Other friends of Tsarnaev slated to be tried in the coming months are Dias Kadyrbayev and Robel Phillipos. The former is charged with conspiring alongside Tazhayakov to obstruct the federal investigation into the bombing. The latter is accused of giving misleading statements to authorities when questioned about his association with the younger Tsarnaev.
Another acquaintance of the Tsarnaevs, Khairullozhon Matanov, a Kyrgyzstani national, faces up to 44 years in prison for “altering, destroying and falsifying records, documents and tangible objects” relevant to the investigation. According to officials, Matanov failed to disclose that he had interacted with the two bombing suspects in the days after the marathon, and had deleted certain files from his computer before handing it over to the authorities.
The severe charges brought against these associates of Dzhokhar Tsarnaev, who are not accused of any direct role in the bombing itself, comes as Tsarnaev himself faces capital charges for over 30 felonies relating to the bombing. There is reason to believe that the hard line being taken against these peripheral figures is designed to set the tone for the trial of the bombing suspect, perhaps with the aim of pressuring Tsarnaev to enter into a plea agreement and forego a trial altogether. There is ample evidence of connections between the Tsarnaev family and Tamerlan Tsarnaev, in particular, with US intelligence and police agencies, which the government has reason to fear could get wide circulation in a public trial.
Tsarnaev’s lawyers have asserted that Tamerlan Tsarnaev, who was killed in a shootout with police in the days after the bombing, had previously been approached by the FBI and asked to become an informant within the Muslim community. Authorities have admitted to having carried out a threat assessment of the older brother as early as 2011, when Russian officials sent a number of memos to the FBI and CIA asking that an investigation be conducted into Tamerlan’s affiliations with extreme Islamic separatists in Russia’s North Caucasus. The Tsarnaevs are ethnic Chechens.
Months later, the threat assessment was closed down, with the FBI claiming to have found nothing incriminating on the suspect. Tamerlan Tsarnaev was then permitted to travel to Dagestan and attempt to establish ties with Islamic extremists.
This occurred despite FBI officials having specified that Tamerlan Tsarnaev be detained and that a lookout duty officer at the National Counter-Terrorism Center be called “immediately” should he attempt to leave the country.

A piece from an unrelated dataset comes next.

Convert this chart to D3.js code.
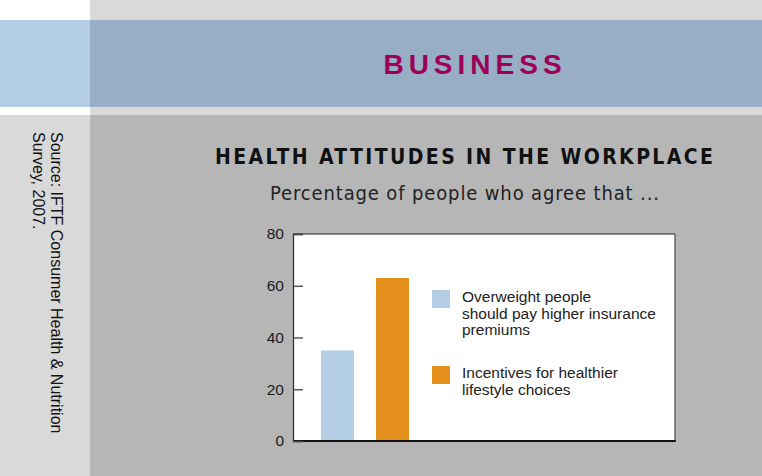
<!DOCTYPE html>
<html>
<head>
<meta charset="utf-8">
<script src="https://cdn.jsdelivr.net/npm/d3@7"></script>
<style>
  body { margin: 0; background: #fff; }
  svg { display: block; }
</style>
</head>
<body>
<svg id="chart" width="762" height="476"></svg>
<script>
// values
var categories = ["Overweight people should pay higher insurance premiums", "Incentives for healthier lifestyle choices"];
var values = [35, 63];
var colors = ["#b3cee5", "#e58f1c"];
var legendLines = [["Overweight people", "should pay higher insurance", "premiums"], ["Incentives for healthier", "lifestyle choices"]];
var yTicks = [0, 20, 40, 60, 80];

var svg = d3.select("#chart");

// page background blocks
svg.append("rect").attr("x", 90).attr("y", 0).attr("width", 672).attr("height", 20).attr("fill", "#d9d9d9");
svg.append("rect").attr("x", 0).attr("y", 20).attr("width", 90).attr("height", 87).attr("fill", "#b3cee5");
svg.append("rect").attr("x", 90).attr("y", 20).attr("width", 672).attr("height", 87).attr("fill", "#97aec5");
svg.append("rect").attr("x", 90).attr("y", 107).attr("width", 672).attr("height", 8).attr("fill", "#d9d9d9");
svg.append("rect").attr("x", 0).attr("y", 115).attr("width", 90).attr("height", 361).attr("fill", "#d9d9d9");
svg.append("rect").attr("x", 90).attr("y", 115).attr("width", 672).attr("height", 361).attr("fill", "#b6b6b6");

svg.append("text")
    .attr("x", 475).attr("y", 74)
    .attr("text-anchor", "middle")
    .attr("font-family", "Liberation Sans, Arial, sans-serif")
    .attr("font-weight", "bold")
    .attr("font-size", "28px")
    .attr("letter-spacing", "5px")
    .attr("fill", "#9e0057")
    .text("BUSINESS");

// rotated source note
var src = svg.append("text")
    .attr("transform", "translate(51,132) rotate(90)")
    .attr("font-family", "Liberation Sans, Arial, sans-serif")
    .attr("font-size", "16px")
    .attr("fill", "#111");
src.append("tspan").attr("x", 0).attr("y", 0).text("Source: IFTF Consumer Health & Nutrition");
src.append("tspan").attr("x", 0).attr("y", 18).text("Survey, 2007.");

svg.append("text")
    .attr("x", 215).attr("y", 164)
    .attr("textLength", 498).attr("lengthAdjust", "spacing")
    .attr("font-family", "DejaVu Sans Condensed, DejaVu Sans, sans-serif")
    .attr("font-weight", "bold")
    .attr("font-size", "21px")
    .attr("fill", "#111")
    .text("HEALTH ATTITUDES IN THE WORKPLACE");

svg.append("text")
    .attr("x", 270).attr("y", 200)
    .attr("textLength", 389).attr("lengthAdjust", "spacing")
    .attr("font-family", "DejaVu Sans Condensed, DejaVu Sans, sans-serif")
    .attr("font-size", "20px")
    .attr("fill", "#222")
    .text("Percentage of people who agree that ...");

// plot area
var plotLeft = 293, plotRight = 675, plotTop = 234, plotBottom = 441;

var y = d3.scaleLinear().domain([0, 80]).range([plotBottom, plotTop]);
var x = d3.scaleBand().domain(categories).range([plotLeft + 28, plotLeft + 116]).paddingInner(0.4);

svg.append("rect")
    .attr("x", plotLeft).attr("y", plotTop)
    .attr("width", plotRight - plotLeft).attr("height", plotBottom - plotTop)
    .attr("fill", "#fff");

svg.selectAll(".bar")
    .data(values)
    .enter().append("rect")
    .attr("class", "bar")
    .attr("x", function(d, i) { return x(categories[i]); })
    .attr("width", x.bandwidth())
    .attr("y", function(d) { return y(d); })
    .attr("height", function(d) { return y(0) - y(d); })
    .attr("fill", function(d, i) { return colors[i]; });

// frame
svg.append("line").attr("x1", plotLeft).attr("x2", plotRight).attr("y1", plotTop).attr("y2", plotTop).attr("stroke", "#222").attr("stroke-width", 1);
svg.append("line").attr("x1", plotRight).attr("x2", plotRight).attr("y1", plotTop).attr("y2", plotBottom + 1).attr("stroke", "#666").attr("stroke-width", 1.5);
svg.append("line").attr("x1", plotLeft).attr("x2", plotRight + 0.75).attr("y1", plotBottom).attr("y2", plotBottom).attr("stroke", "#111").attr("stroke-width", 2);

var axis = d3.axisLeft(y).tickValues(yTicks).tickSize(-10).tickPadding(9);
var g = svg.append("g").attr("transform", "translate(" + plotLeft + ",0)").call(axis);
g.select(".domain").attr("stroke", "#333").attr("stroke-width", 1.3);
g.selectAll(".tick line").attr("stroke", "#444").attr("stroke-width", 1.3);
g.selectAll(".tick text")
    .attr("font-family", "Liberation Sans, Arial, sans-serif")
    .attr("font-size", "15.5px")
    .attr("fill", "#1a1a1a");

// legend
var legendY = [290, 366];
var leg = svg.selectAll(".leg")
    .data(categories)
    .enter().append("g")
    .attr("class", "leg")
    .attr("transform", function(d, i) { return "translate(432," + legendY[i] + ")"; });

leg.append("rect")
    .attr("width", 18).attr("height", 18)
    .attr("fill", function(d, i) { return colors[i]; });

leg.each(function(d, i) {
    var t = d3.select(this).append("text")
        .attr("font-family", "Liberation Sans, Arial, sans-serif")
        .attr("font-size", "15.5px")
        .attr("fill", "#222");
    legendLines[i].forEach(function(line, j) {
        t.append("tspan").attr("x", 30).attr("y", 12 + j * 16.5).text(line);
    });
});
</script>
</body>
</html>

Last year, Boston Police Commissioner Edward Davis told Congress that the suspect had been unknown to his agency, despite the Boston Police Department being a member of the Boston Joint Terrorism Task Force (JTTF), which also includes the FBI and the federal Homeland Security Department.
A close acquaintance of Tamerlan Tsarnaev, Ibragim Todashev, also a Chechen, was shot to death while being interrogated by FBI and other federal officials in his Orlando, Florida home in May of last year. Both Todashev and Tamerlan Tsarnaev were, according to statements by the FBI after the marathon bombing, suspected of having participated in a triple murder in the Boston suburb of Waltham on September 11, 2011.
The apparent state murder of Todashev, who may have had knowledge of ties between Tamerlan Tsarnaev and US police/intelligence agencies, has been covered up by the government and the media. The name of the FBI agent who killed Todashev has never been released. Both the federal government and the Florida state government have issued reports absolving the killer of any criminal liability, and the press has barely reported the case.
The Tsarnaev brothers also had family connections to both Chechen rebels and the US intelligence apparatus through an uncle, Ruslan Tsarni. For years, Tsarni ran an organization that funneled funds and equipment to Islamist separatists in Russia’s Caucasus region. Tsarni based his operation in the home of Graham Fuller, former vice-chairman of the US National Intelligence Council and ex-CIA station chief in Kabul, Afghanistan.